The torrid time being endured by the big supermarket chains keeps reaching the news at the moment – from Tesco’s financial blunders and its mothballing of new superstores to the first falling sales at Sainsbury’s in years. Sales at the biggest grocery chains are flatlining.
A better future for food shopping
Articles aplenty have set out the reasons: the bite of austerity that means shoppers have quit the weekly superstore binge in favour of regular trips to small local shops; awareness of food waste and just how much good food we throw away; loss of trust in the big names in the wake of the horsemeat scandal; and the real challenge – the rise of the discounters now targeting not only those with the tightest belts but the more affluent middle classes.
So it’s mostly doom and gloom for the Big Four: Tesco, Asda, Sainsbury’s and Morrisons - although the discounters have reasons to be cheerful. And perhaps there are reasons for the rest of us to be cheerful, too, at this turn of events. The big chains have ramped up their stores and taken a huge chunk of the market over the past 30 to 40 years. We have seen an onslaught of supermarkets halted only when communities challenged new superstores they didn’t want or need. Few would doubt that the major chains won all the big battles but lost a few skirmishes. So now we are saturated with grocery stores – and in 2012 there were another incredible 44 million square feet in the planning pipeline, enough to build more than 1,500 new superstores. On the way, many a high street has suffered and become moribund.
So forgive me for rejoicing a little if the big chains are no longer getting it all their own way. They have acted far too long to bolster their own position at the expense of the other food retailers – the smaller shops in towns and villages – that suffer or die when a new supersize-me store opens up. I doubt those behemoths really cared much for the impact they would have on smaller businesses, the suppliers who relied on smaller outlets for a market, or the villages and people who would suffer when their local shop closed or the high street went into decline. So there’s an element of poetic justice if these chains now themselves face more intense competition.
But I hope there’s another upside: that part of the downturn or stagnation in sales at the Big Four comes from people realising there is a better way to shop and that better way is to start to shop at a much wider range than just one supermarket. People might be realising that it’s just a whole lot more interesting to go to markets, farm shops, farmers markets or join box schemes, than battle in a vast shed with overwhelming arrays of produce. That trading the superstore experience for something more modest but more exciting, artisanal produce, local, distinctive, perhaps made by the person who sold it to you, can help you enjoy food and food shopping more– and enable you to support someone from your patch, someone you meet, something a bit different.

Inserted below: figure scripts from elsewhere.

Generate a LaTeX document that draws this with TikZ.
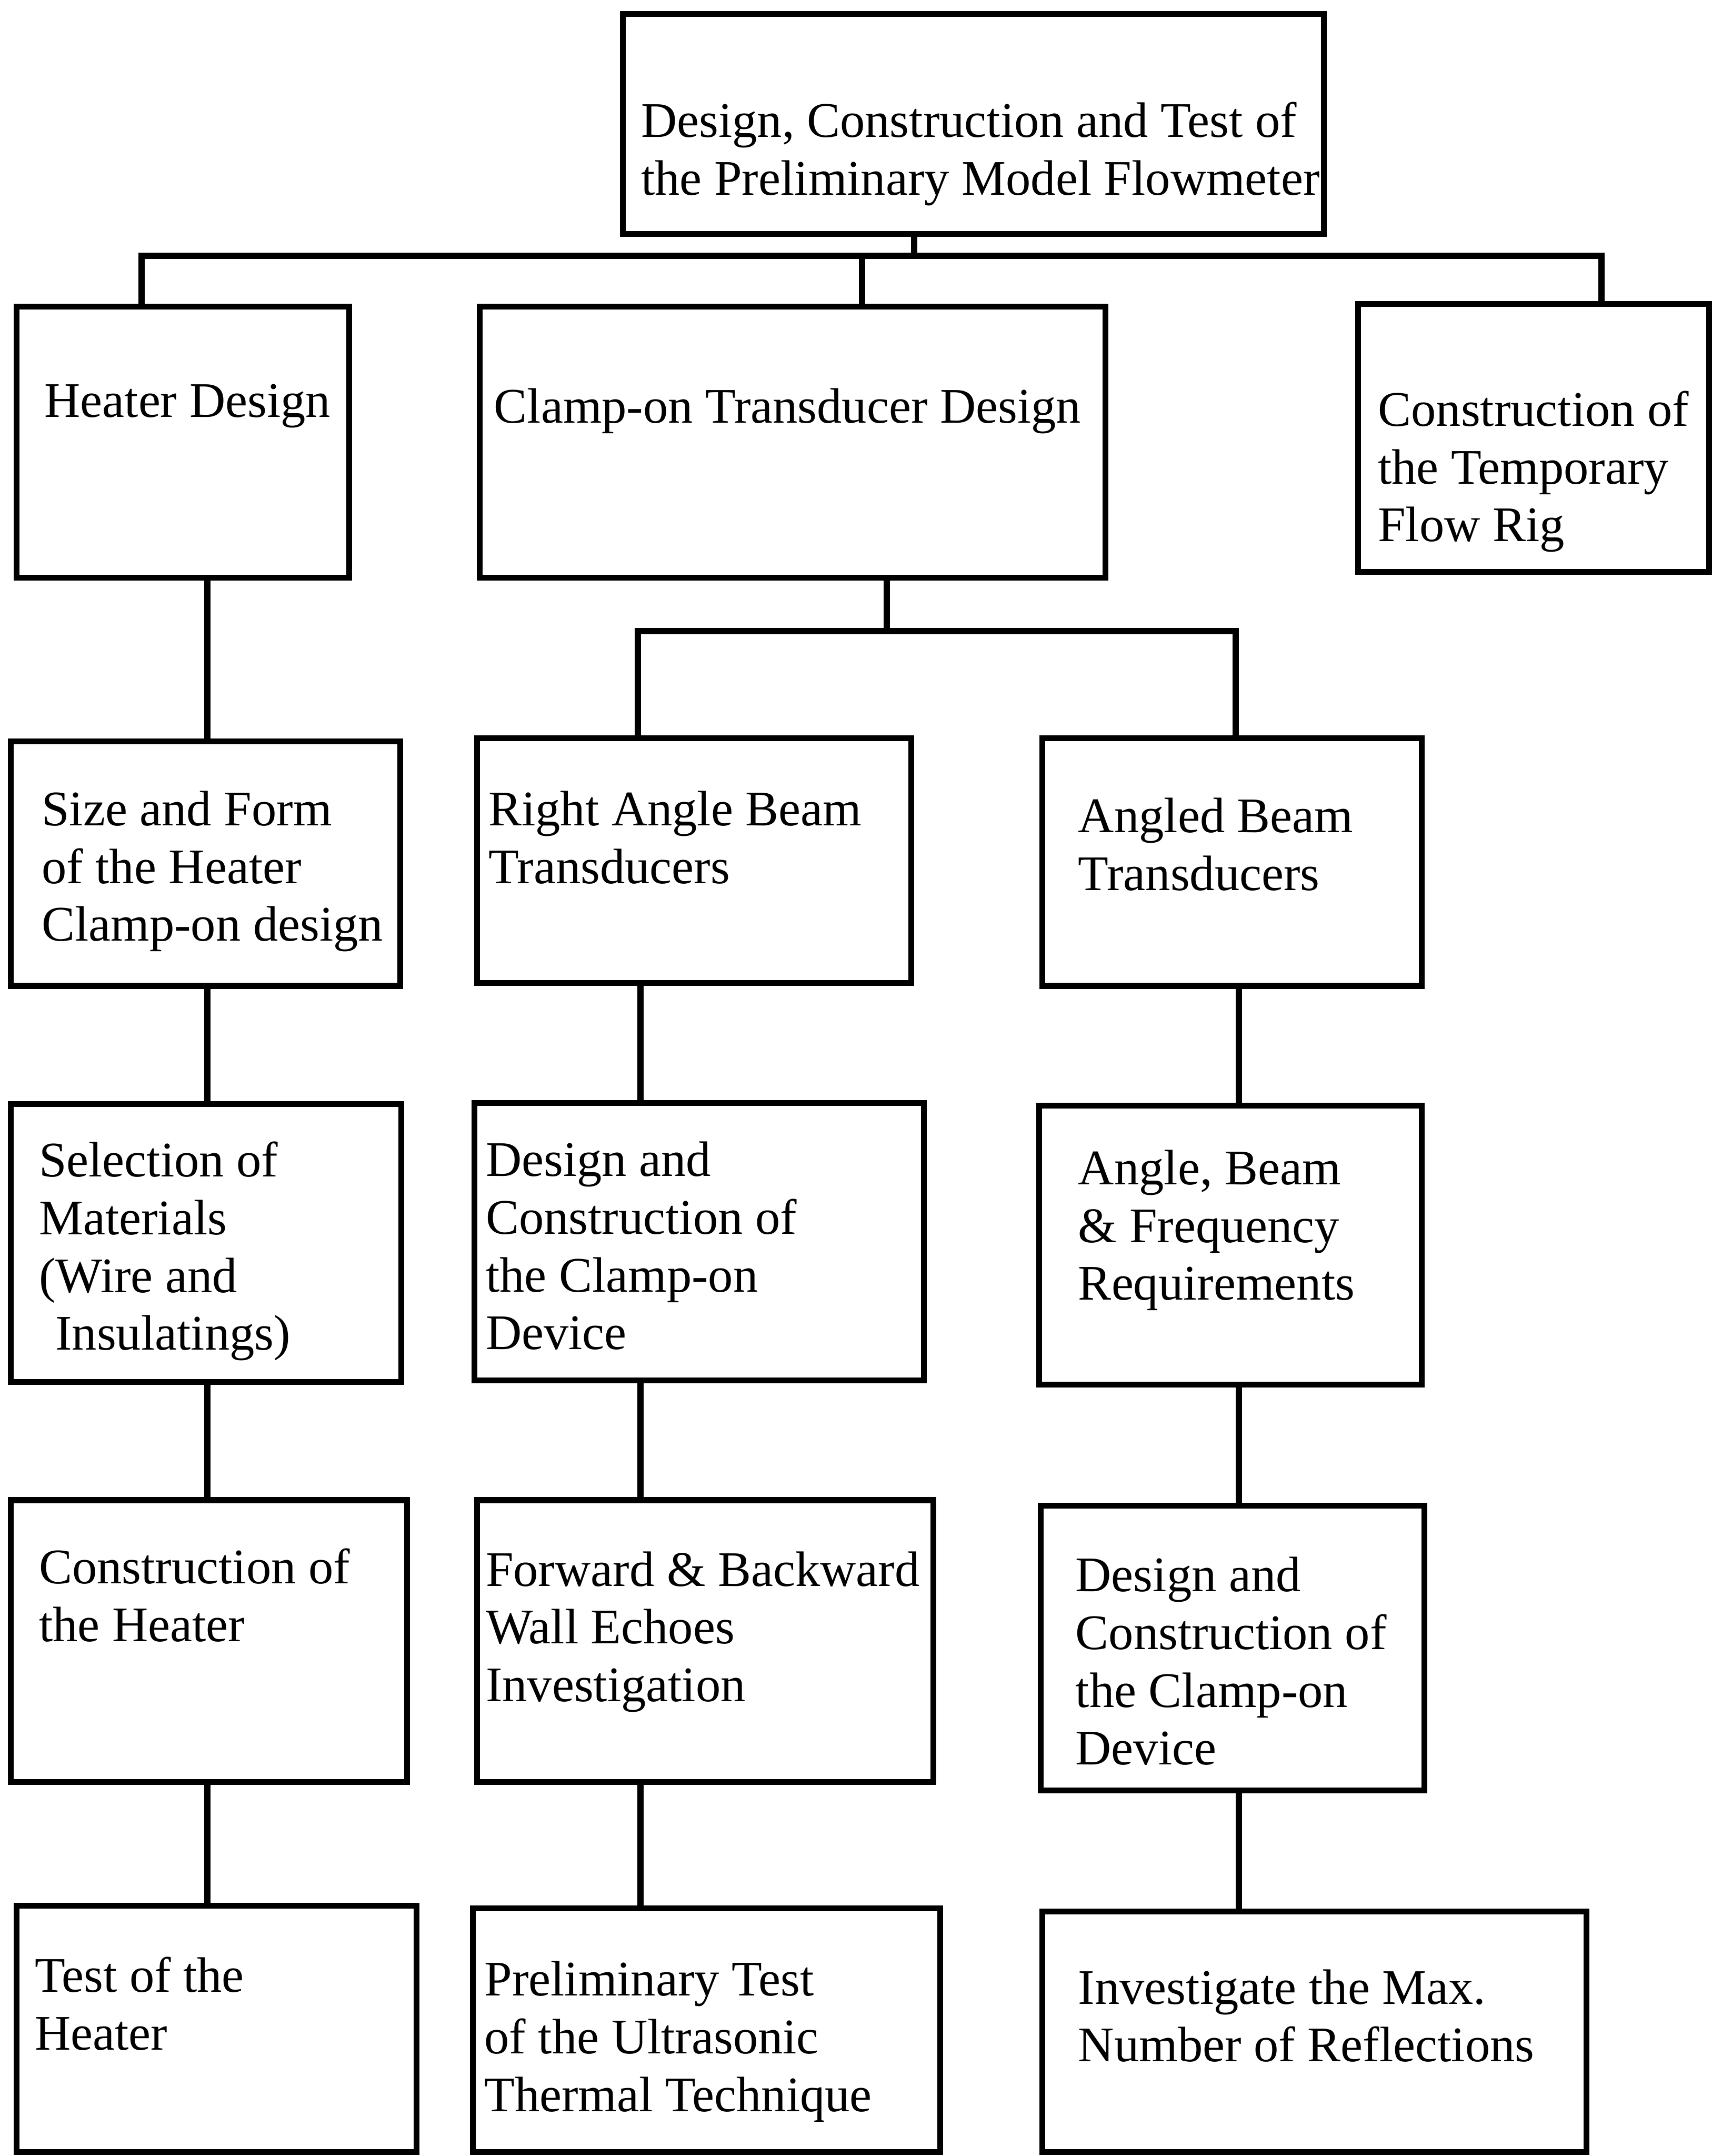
\documentclass[tikz,border=0pt]{standalone}
\usepackage{fontspec}
\setmainfont{Liberation Serif}
\usetikzlibrary{positioning}

\begin{document}
\begin{tikzpicture}[x=0.02cm, y=-0.02cm,
    every node/.style={font=\fontsize{20.6}{23.9}\selectfont},
    box/.style={draw, line width=2.4pt, anchor=north west, inner sep=0pt, outer sep=0pt},
    lbl/.style={anchor=north west, align=left, inner sep=0pt},
    link/.style={line width=2.6pt}]
      \useasboundingbox (0,0) rectangle (1245,1568);

      % boxes: name / left / top / right / bottom (in scan pixels)
      \foreach \n/\xa/\ya/\xb/\yb in {top/453/10/963/170, heat/12/223/254/420, clamp/349/223/804/420,
          rig/988/221/1243/416, size/8/539/291/717, right/347/537/663/715, angd/758/537/1034/717,
          sel/8/803/292/1005, dev/345/802/672/1004, req/756/804/1034/1007,
          cons/8/1091/296/1296, echo/347/1091/679/1296, dev2/757/1095/1036/1302,
          test/12/1386/303/1565, prel/344/1388/684/1565, refl/758/1390/1154/1565}
        \node[box, minimum width={0.02cm*(\xb-\xa)}, minimum height={0.02cm*(\yb-\ya)}] (\n) at (\xa,\ya) {};

      \node[lbl] (tTop) at (466,74) {Design, Construction and Test of\\the Preliminary Model Flowmeter};
      \node[lbl] (tHeat) at (32,279) {Heater Design};
      \node[lbl] (tClamp) at (359,282) {Clamp-on Transducer Design};
      \node[lbl] (tRig) at (1002,284) {Construction of\\the Temporary\\Flow Rig};
      \node[lbl] (tSize) at (30,575) {Size and Form\\of the Heater\\Clamp-on design};
      \node[lbl] (tRight) at (355,575) {Right Angle Beam\\Transducers};
      \node[lbl] (tAngd) at (784,580) {Angled Beam\\Transducers};
      \node[lbl] (tSel) at (28,830) {Selection of\\Materials\\(Wire and\\\hspace*{0.24cm}Insulatings)};
      \node[lbl] (tDev) at (353,830) {Design and\\Construction of\\the Clamp-on\\Device};
      \node[lbl] (tReq) at (784,836) {Angle, Beam\\\& Frequency\\Requirements};
      \node[lbl] (tCons) at (28,1126) {Construction of\\the Heater};
      \node[lbl] (tEcho) at (353,1128) {Forward \& Backward\\Wall Echoes\\Investigation};
      \node[lbl] (tDev2) at (782,1132) {Design and\\Construction of\\the Clamp-on\\Device};
      \node[lbl] (tTest) at (25,1423) {Test of the\\Heater};
      \node[lbl] (tPrel) at (352,1426) {Preliminary Test\\of the Ultrasonic\\Thermal Technique};
      \node[lbl] (tRefl) at (784,1432) {Investigate the Max.\\Number of Reflections};

      % forks
      \coordinate (fk1) at (665,186);
      \coordinate (fk2) at (645,459);
      \draw[link] (top.south -| fk1) -- (fk1);
      \draw[link] (heat.north -| 103,0) |- (fk1) -| (rig.north -| 1165,0);
      \draw[link] (clamp.north -| 627,0) -- (fk1 -| 627,0);
      \draw[link] (clamp.south -| fk2) -- (fk2);
      \draw[link] (right.north -| 464,0) |- (fk2) -| (angd.north -| 899,0);

      % columns
      \coordinate (colL) at (151,0);
      \coordinate (colM) at (466,0);
      \coordinate (colR) at (901,0);
      \foreach \a/\b/\c in {heat/size/colL, size/sel/colL, sel/cons/colL, cons/test/colL,
          right/dev/colM, dev/echo/colM, echo/prel/colM, angd/req/colR, req/dev2/colR, dev2/refl/colR}
        \draw[link] (\a.south -| \c) -- (\b.north -| \c);
\end{tikzpicture}
\end{document}
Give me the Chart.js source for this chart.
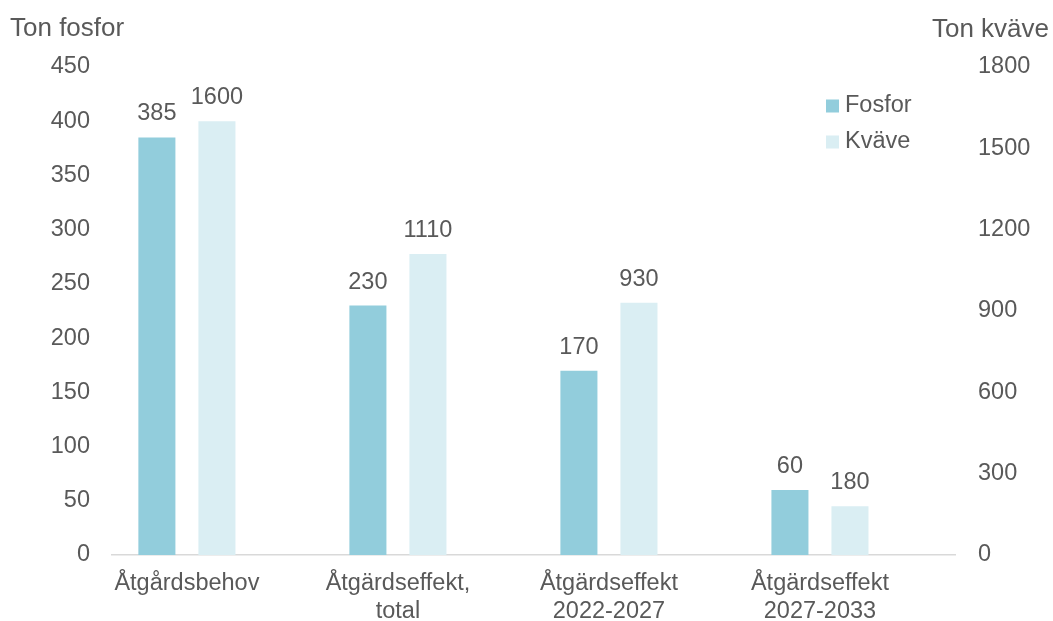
<!DOCTYPE html>
<html lang="sv">
<head>
<meta charset="utf-8">
<script src="https://cdn.jsdelivr.net/npm/chart.js@4.4.1/dist/chart.umd.min.js"></script>
<style>
  html, body { margin: 0; padding: 0; background: #fff; }
  #wrap { position: relative; width: 1053px; height: 621px; }
</style>
</head>
<body>
<div id="wrap"><canvas id="chart" width="1053" height="621"></canvas></div>
<script>
const categories = [
  ['Åtgårdsbehov'],
  ['Åtgärdseffekt,', 'total'],
  ['Åtgärdseffekt', '2022-2027'],
  ['Åtgärdseffekt', '2027-2033'],
];
const fosfor = [385, 230, 170, 60];
const kvave = [1600, 1110, 930, 180];
const fosforTicks = [0, 50, 100, 150, 200, 250, 300, 350, 400, 450];
const kvaveTicks = [0, 300, 600, 900, 1200, 1500, 1800];

const textColor = '#595959';
const fontFamily = "'Liberation Sans', Arial, sans-serif";

// values as {x: index, y} so the x scale can be offset like the original
const toPoints = (arr) => arr.map((v, i) => ({ x: i, y: v }));

const valueLabels = {
  id: 'valueLabels',
  afterDatasetsDraw(chart) {
    const ctx = chart.ctx;
    ctx.save();
    ctx.font = `23.5px ${fontFamily}`;
    ctx.fillStyle = textColor;
    ctx.textAlign = 'center';
    ctx.textBaseline = 'alphabetic';
    chart.data.datasets.forEach((ds, di) => {
      const meta = chart.getDatasetMeta(di);
      meta.data.forEach((bar, i) => {
        ctx.fillText(String(ds.data[i].y), bar.x, bar.y - 17);
      });
    });
    ctx.restore();
  },
};

const sideTitles = {
  id: 'sideTitles',
  afterDraw(chart) {
    const ctx = chart.ctx;
    ctx.save();
    ctx.font = `26px ${fontFamily}`;
    ctx.fillStyle = textColor;
    ctx.textBaseline = 'alphabetic';
    ctx.textAlign = 'left';
    ctx.fillText('Ton fosfor', 10, 36);
    ctx.textAlign = 'right';
    ctx.fillText('Ton kväve', 1049, 37);
    ctx.restore();
  },
};

const boxLegend = {
  id: 'boxLegend',
  afterDraw(chart) {
    const ctx = chart.ctx;
    const area = chart.chartArea;
    ctx.save();
    ctx.font = `23.5px ${fontFamily}`;
    ctx.textBaseline = 'middle';
    ctx.textAlign = 'left';
    chart.data.datasets.forEach((ds, i) => {
      const x = area.right - 129;
      const y = area.top + 39 + i * 36;
      ctx.fillStyle = ds.backgroundColor;
      ctx.fillRect(x, y - 6.5, 13, 13);
      ctx.fillStyle = textColor;
      ctx.fillText(ds.label, x + 19, y);
    });
    ctx.restore();
  },
};

new Chart(document.getElementById('chart'), {
  type: 'bar',
  data: {
    datasets: [
      { label: 'Fosfor', data: toPoints(fosfor), backgroundColor: '#92CDDC', yAxisID: 'y' },
      { label: 'Kväve', data: toPoints(kvave), backgroundColor: '#DAEEF3', yAxisID: 'y2' },
    ],
  },
  options: {
    responsive: false,
    animation: false,
    categoryPercentage: 0.569,
    barPercentage: 0.617,
    layout: { padding: { top: 67, left: 0, right: 0, bottom: 0 } },
    plugins: { legend: { display: false }, tooltip: { enabled: false } },
    scales: {
      x: {
        type: 'linear',
        offset: false,
        min: -0.355,
        max: 3.64,
        grid: { display: false, drawTicks: false, offset: false },
        border: { color: '#D9D9D9', width: 1.5 },
        afterBuildTicks: (s) => { s.ticks = categories.map((_, i) => ({ value: i })); },
        afterFit: (s) => { s.height = 66; },
        ticks: {
          padding: 14,
          color: textColor,
          font: { family: fontFamily, size: 23.5 },
          maxRotation: 0,
          autoSkip: false,
          callback: (v) => categories[v],
        },
      },
      y: {
        position: 'left',
        min: 0,
        max: 450,
        afterBuildTicks: (s) => { s.ticks = fosforTicks.map((v) => ({ value: v })); },
        afterFit: (s) => { s.width = 112; },
        grid: { display: false, drawTicks: false },
        border: { display: false },
        ticks: { padding: 22, color: textColor, font: { family: fontFamily, size: 23.5 }, callback: (v) => String(v) },
      },
      y2: {
        position: 'right',
        min: 0,
        max: 1800,
        afterBuildTicks: (s) => { s.ticks = kvaveTicks.map((v) => ({ value: v })); },
        afterFit: (s) => { s.width = 98; },
        grid: { display: false, drawTicks: false },
        border: { display: false },
        ticks: { padding: 23, color: textColor, font: { family: fontFamily, size: 23.5 }, callback: (v) => String(v) },
      },
    },
  },
  plugins: [valueLabels, sideTitles, boxLegend],
});
</script>
</body>
</html>
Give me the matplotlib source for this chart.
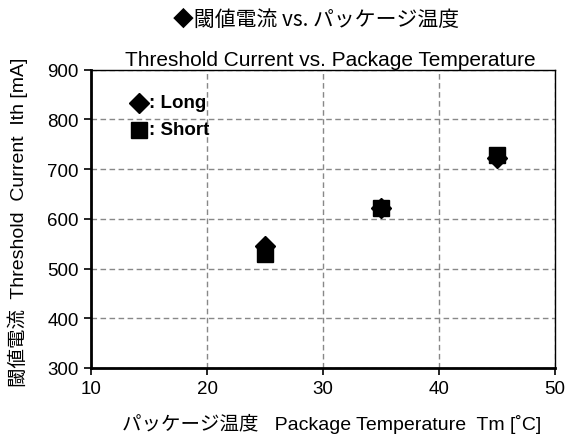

So let’s hope that supermarkets continue trade on what they are good at – stocking up on the store cupboard essentials and non-food products – but that many more people begin to seek out and discover local food and support a new array of businesses that grow, produce and sell it. Let’s hope that councils discover that revitalising food and bringing it back into town centres can create a new buzz and joy in going shopping. Let’s hope they find ways to support new outlets and new markets and regenerate the traditional ones. Let’s hope Government sits up and takes notice and drives forward policies that support real diversity in our shops.
There’s a final, more serious side to this story – the big chains don’t want to trade with thousands of small businesses. Tesco has a producer network of 2000 businesses globally across 47 countries but and turnover in 2014 of £48 billion in the UK alone. In our research into local food webs we found more than 2,000 different businesses supplying to local food outlets in 19 towns and cities across England with estimated turnover of around £132 million. If the big chains take a huge market share then the market disappears for smaller businesses, shops and the producers and growers who supply them – this is what has happened in the past 40 years.
Thankfully, there are signs that new businesses can start to supply those outlets and create jobs and opportunities locally and businesses that spend more in their own local economies. There’s real hope that there’ll be a much better choice in the future of where to buy food than by driving to that weekly ‘big shop’. Give it a go, seek out some local food and don’t look back.